Western song by Gary McMahan

"The Old Double Diamond" is a Western song written by Gary McMahan. It has been recorded by Chris LeDoux, Ian Tyson, and dozens of other artists.
==Background==
The song is about the (real) public auction of a ranch near Dubois, Wyoming. The Double Diamond was one of the last parcels of the huge Mill Iron Ranch, which included holdings from Montana to New Mexico. It was known in former times as a place on a wilderness journey where a cowboy could get his horse shod and get a good hot meal. The ranch was originally homesteaded in 1898, and operated as a cattle ranch by many owners over the years. The auction was held in 1975.

The former Double Diamond is located ten miles east of Dubois, in the valley of the East Fork of the Wind River. Jackson, Wyoming is about 85 miles to the west. The ranch is regionally well-known, and illustrated descriptions of it are available online.
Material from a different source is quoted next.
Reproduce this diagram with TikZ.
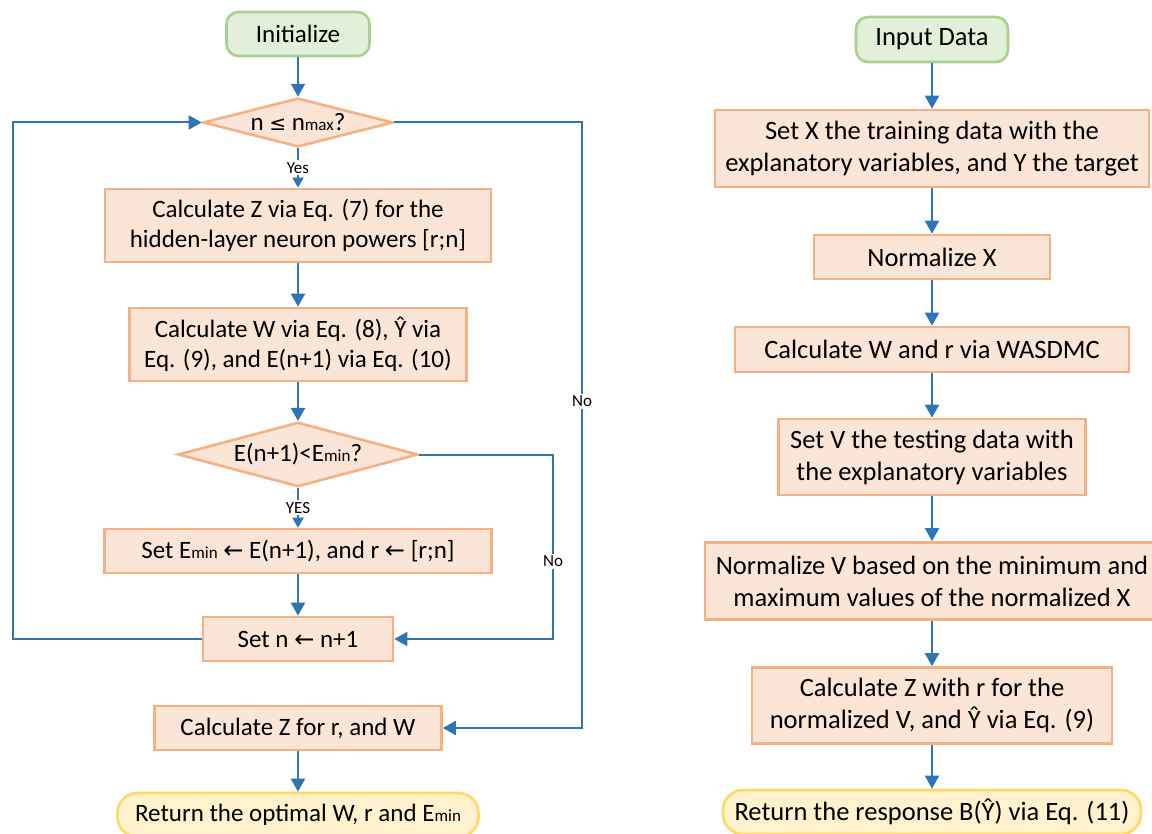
\documentclass[tikz,border=0pt]{standalone}
\usepackage{fontspec}
\setmainfont{Carlito}
\newfontfamily\symfont{DejaVu Sans}
\usetikzlibrary{shapes.geometric,arrows.meta}

\definecolor{stepfill}{HTML}{FBE5D6}
\definecolor{stepline}{HTML}{F4B183}
\definecolor{beginfill}{HTML}{E2F0D9}
\definecolor{beginline}{HTML}{A9D18E}
\definecolor{finishfill}{HTML}{FFF2CC}
\definecolor{finishline}{HTML}{FFD966}
\definecolor{flowblue}{HTML}{2E75B6}

\newcommand{\lowtxt}[1]{{\fontsize{17}{17}\selectfont #1}}
\newcommand{\larr}{{\symfont\fontsize{24}{24}\selectfont ←}}
\newcommand{\leqs}{{\symfont\fontsize{20}{20}\selectfont ≤}}

\begin{document}
\begin{tikzpicture}[x=1pt,y=-1pt,
    font=\fontsize{25}{30.5}\selectfont,
    stepbox/.style={rectangle,draw=stepline,fill=stepfill,line width=2.6pt,
      align=center,inner sep=0pt},
    testbox/.style={diamond,draw=stepline,fill=stepfill,line width=2.6pt,
      shape aspect=3,inner sep=0pt},
    beginbox/.style={rectangle,rounded corners=12pt,draw=beginline,
      fill=beginfill,line width=2.6pt,inner sep=0pt},
    finishbox/.style={rectangle,rounded corners=20pt,draw=finishline,
      fill=finishfill,line width=2.6pt,inner sep=0pt},
    flow/.style={draw=flowblue,line width=2pt,-{Triangle[length=13pt,width=14pt]}},
    flowsm/.style={draw=flowblue,line width=2pt,-{Triangle[length=10pt,width=11pt]}},
    tag/.style={fill=white,inner sep=2pt,font=\fontsize{17}{17}\selectfont}]
  \useasboundingbox (0,0) rectangle (1152,834);

  % left chart
  \node[beginbox,minimum width=143pt,minimum height=44pt] (init) at (298,34) {Initialize};
  \node[testbox,minimum width=190pt,minimum height=45pt] (nmax) at (298,122.5) {n \leqs{} n\lowtxt{max}?};
  \node[stepbox,minimum width=386pt,minimum height=73pt] (calcz) at (298,225.5)
    {Calculate Z via Eq. (7) for the\\hidden-layer neuron powers [r;n]};
  \node[stepbox,minimum width=337pt,minimum height=73pt] (calcw) at (298,344.5)
    {Calculate W via Eq. (8), Ŷ via\\Eq. (9), and E(n+1) via Eq. (10)};
  \node[testbox,minimum width=240pt,minimum height=57pt] (emin) at (298,454.5) {E(n+1)<E\lowtxt{min}?};
  \node[stepbox,minimum width=387pt,minimum height=44pt] (setemin) at (298,551)
    {Set E\lowtxt{min} \larr{} E(n+1), and r \larr{} [r;n]};
  \node[stepbox,minimum width=190pt,minimum height=44pt] (setn) at (298,639) {Set n \larr{} n+1};
  \node[stepbox,minimum width=287pt,minimum height=44pt] (finalz) at (298,728) {Calculate Z for r, and W};
  \node[finishbox,minimum width=361pt,minimum height=44pt] (retleft) at (298,815)
    {Return the optimal W, r and E\lowtxt{min}};

  \coordinate (loopleft) at (13,0);
  \coordinate (noouter) at (582,0);
  \coordinate (noinner) at (553,0);

  \draw[flow] (init) -- (nmax);
  \draw[flowsm] (nmax) -- node[tag]{Yes} (calcz);
  \draw[flow] (calcz) -- (calcw);
  \draw[flow] (calcw) -- (emin);
  \draw[flowsm] (emin) -- node[tag]{YES} (setemin);
  \draw[flow] (setemin) -- (setn);
  \draw[flow] (setn.west) -- (setn.west -| loopleft) |- (nmax.west);
  \draw[flow] (nmax.east) -- (nmax.east -| noouter) |- node[tag,pos=0.23]{No} (finalz.east);
  \draw[flow] (emin.east) -- (emin.east -| noinner) |- node[tag,pos=0.29]{No} (setn.east);
  \draw[flow] (finalz) -- (retleft);

  % right chart
  \begin{scope}[font=\fontsize{26.5}{32}\selectfont]
  \node[beginbox,minimum width=152pt,minimum height=45pt] (input) at (932,39.5) {Input Data};
  \node[stepbox,minimum width=434pt,minimum height=77pt] (setx) at (932,148.5)
    {Set X the training data with the\\explanatory variables, and Y the target};
  \node[stepbox,minimum width=236pt,minimum height=44pt] (normx) at (932,257) {Normalize X};
  \node[stepbox,minimum width=394pt,minimum height=45pt] (calcwr) at (932,349.5) {Calculate W and r via WASDMC};
  \node[stepbox,minimum width=307pt,minimum height=76pt] (setv) at (932,457)
    {Set V the testing data with\\the explanatory variables};
  \node[stepbox,minimum width=454pt,minimum height=77pt] (normv) at (932,581)
    {Normalize V based on the minimum and\\maximum values of the normalized X};
  \node[stepbox,minimum width=360pt,minimum height=76pt] (calczr) at (932,705.5)
    {Calculate Z with r for the\\normalized V, and Ŷ via Eq. (9)};
  \node[finishbox,minimum width=418pt,minimum height=44pt] (retright) at (932,812)
    {Return the response B(Ŷ) via Eq. (11)};
  \end{scope}

  \draw[flow] (input) -- (setx);
  \draw[flow] (setx) -- (normx);
  \draw[flow] (normx) -- (calcwr);
  \draw[flow] (calcwr) -- (setv);
  \draw[flow] (setv) -- (normv);
  \draw[flow] (normv) -- (calczr);
  \draw[flow] (calczr) -- (retright);
\end{tikzpicture}
\end{document}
The song was written when McMahan was on a fishing trip with his father. They heard about the auction and decided to attend it. McMahon said "There were several cowboys there who worked for the Double Diamond. They were runnin’ the stock through the sale pen – horses and cattle – and generally helping with the sale. When they got done, they were paid off and all of them lost their jobs. They loaded their duffle and saddles into the back of an old pickup truck and set off to find them another ranchin’ job. It broke my heart to see the old West getting sectioned off, sold to the highest bidder, and dying out. Judging from the success of the song, I guess it touched a lot of other people, too." He wrote the song on the way back to Colorado.

==Reception==
The song has been called a modern-day classic, and is said to be known by just about everyone who's worked on a ranch. Michael Martin Murphey has called it the "Mr. Bojangles" of cowboy music. Members of the Western Writers of America chose it as one of the Top 100 Western songs of all time. In 2009, it was cited as one of today's top thirteen cowboy songs by Western Horseman magazine.